While many financial markets — from tech stocks to cryptocurrencies — have experienced wild gyrations over the past year or so, gold has barely gone anywhere. Gold’s lackluster performance is even more surprising considering the fact that U.S. inflation is at a 39-year high of 7% (gold has traditionally been a hedge for inflation). Though it may be tempting to write gold off, it is worth keeping an eye on an interesting technical pattern that is currently forming in the price of gold.
For much of the past year-and-a-half, gold has been forming a technical consolidation pattern known as a triangle pattern. This pattern implies that a strong move is likely to occur once gold breaks out from it in a convincing manner. If gold breaks out to the upside with strong volume, it would likely indicate that another leg of the bull market is ahead. On the other hand, if gold breaks down from the pattern, it would indicate that further weakness is likely ahead.

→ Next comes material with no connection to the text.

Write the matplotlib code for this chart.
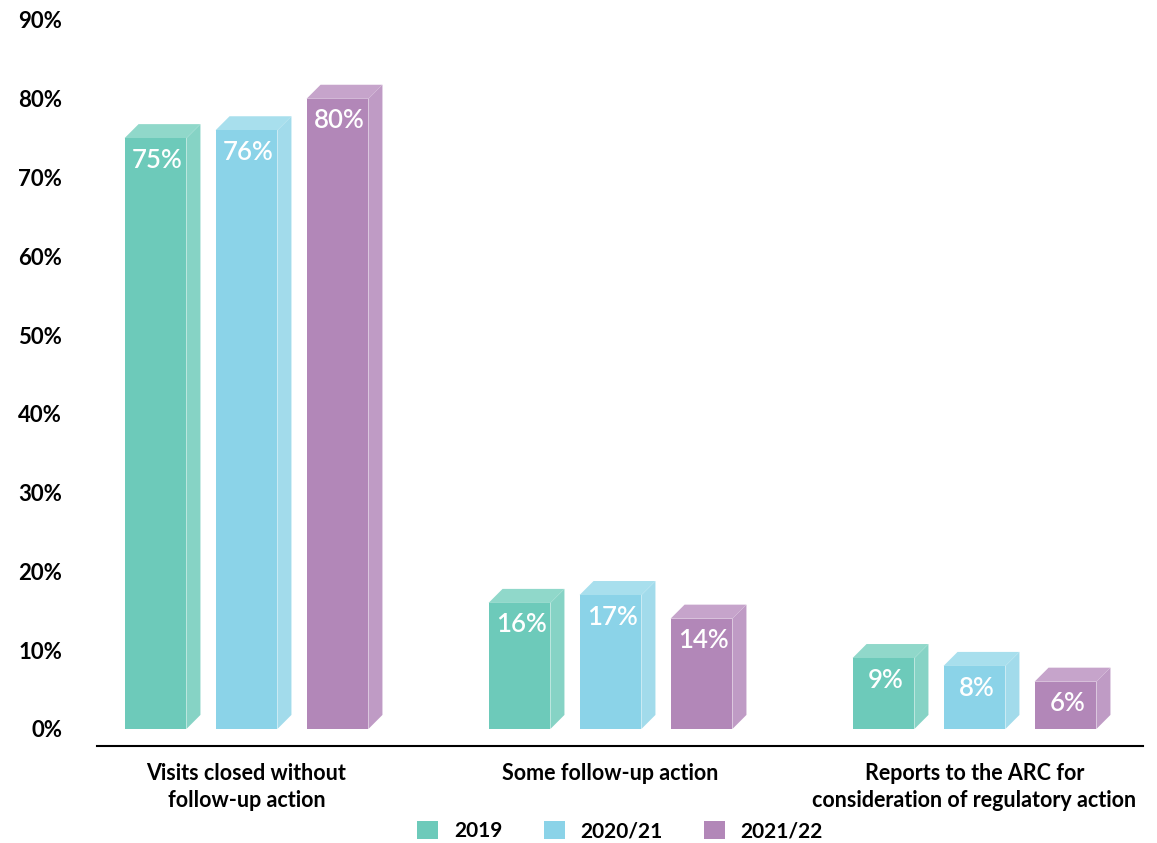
import matplotlib.pyplot as plt
from matplotlib.patches import Polygon, Patch

categories = ['Visits closed without\nfollow-up action', 'Some follow-up action',
              'Reports to the ARC for\nconsideration of regulatory action']
series = ['2019', '2020/21', '2021/22']
values = {
    '2019': [75, 16, 9],
    '2020/21': [76, 17, 8],
    '2021/22': [80, 14, 6],
}
yticks = [0, 10, 20, 30, 40, 50, 60, 70, 80, 90]

front = {'2019': '#6dcaba', '2020/21': '#8bd3e8', '2021/22': '#b287b8'}
side = {'2019': '#86d3c5', '2020/21': '#a2dbeb', '2021/22': '#bf9bc5'}
top = {'2019': '#90d8ca', '2020/21': '#a8dfed', '2021/22': '#c6a4cb'}

plt.rcParams['font.family'] = ['Lato', 'DejaVu Sans']

fig = plt.figure(figsize=(11.57, 8.43), dpi=100)
ax = fig.add_axes([97 / 1157, 1 - 746 / 843, (1143 - 97) / 1157, (746 - 20) / 843])

ax.set_xlim((97 - 246.5) / 91, (1143 - 246.5) / 91)
ax.set_ylim(-17 / 7.86, 90)

w = 0.68
dx = 14 / 91
dy = 14 / 7.86
group_pos = [0, 4, 8]

for gi, g in enumerate(group_pos):
    for si, s in enumerate(series):
        v = values[s][gi]
        xc = g + (si - 1)
        x0, x1 = xc - w / 2, xc + w / 2
        ax.add_patch(Polygon([(x1, 0), (x1 + dx, dy), (x1 + dx, v + dy), (x1, v)],
                             closed=True, facecolor=side[s], edgecolor='none', clip_on=False))
        ax.add_patch(Polygon([(x0, v), (x1, v), (x1 + dx, v + dy), (x0 + dx, v + dy)],
                             closed=True, facecolor=top[s], edgecolor='none', clip_on=False))
        ax.add_patch(Polygon([(x0, 0), (x1, 0), (x1, v), (x0, v)],
                             closed=True, facecolor=front[s], edgecolor='none', clip_on=False))
        ax.text(xc + 0.02, v - 2.8, f'{v}%', ha='center', va='center', color='white',
                fontsize=18.5, fontweight='semibold')

for g, c in zip(group_pos, categories):
    ax.text(g, -0.024, c, transform=ax.get_xaxis_transform(), ha='center', va='top',
            fontsize=15.5, fontweight='bold', linespacing=1.3)

ax.set_yticks(yticks)
ax.set_yticklabels([f'{t}%' for t in yticks], fontsize=16, fontweight='bold')
ax.tick_params(axis='y', length=0, pad=25)
ax.set_xticks([])
for sp in ['top', 'right', 'left']:
    ax.spines[sp].set_visible(False)
ax.spines['bottom'].set_linewidth(1.5)

handles = [Patch(facecolor=front[s], label=s) for s in series]
leg = fig.legend(handles=handles, loc='center', bbox_to_anchor=(0.536, 1 - 831 / 843),
                 ncol=3, frameon=False, handlelength=1.0, handleheight=1.0,
                 columnspacing=2.0, handletextpad=0.75, prop={'size': 15, 'weight': 'bold'})

fig.savefig('out.png', dpi=100)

The monthly chart of gold helps to put the recent triangle into perspective in addition to showing the metal’s long-term uptrend line that began in the early-2000s:
The U.S. and global economy is slowing down rapidly, which means that the Fed and other central banks will not likely be able to unwind their monetary stimulus programs as quickly as expected, which could be a bullish breakout catalyst for gold. A potential bearish catalyst for gold, however, is one in which inflation numbers continue to come in hot (or even hotter), which would cause the Fed and other central banks to panic and attempt to crush inflation with much tighter monetary policies. Though I am a long-term believer in gold and silver, I am eagerly waiting to see how gold breaks out from its triangle pattern.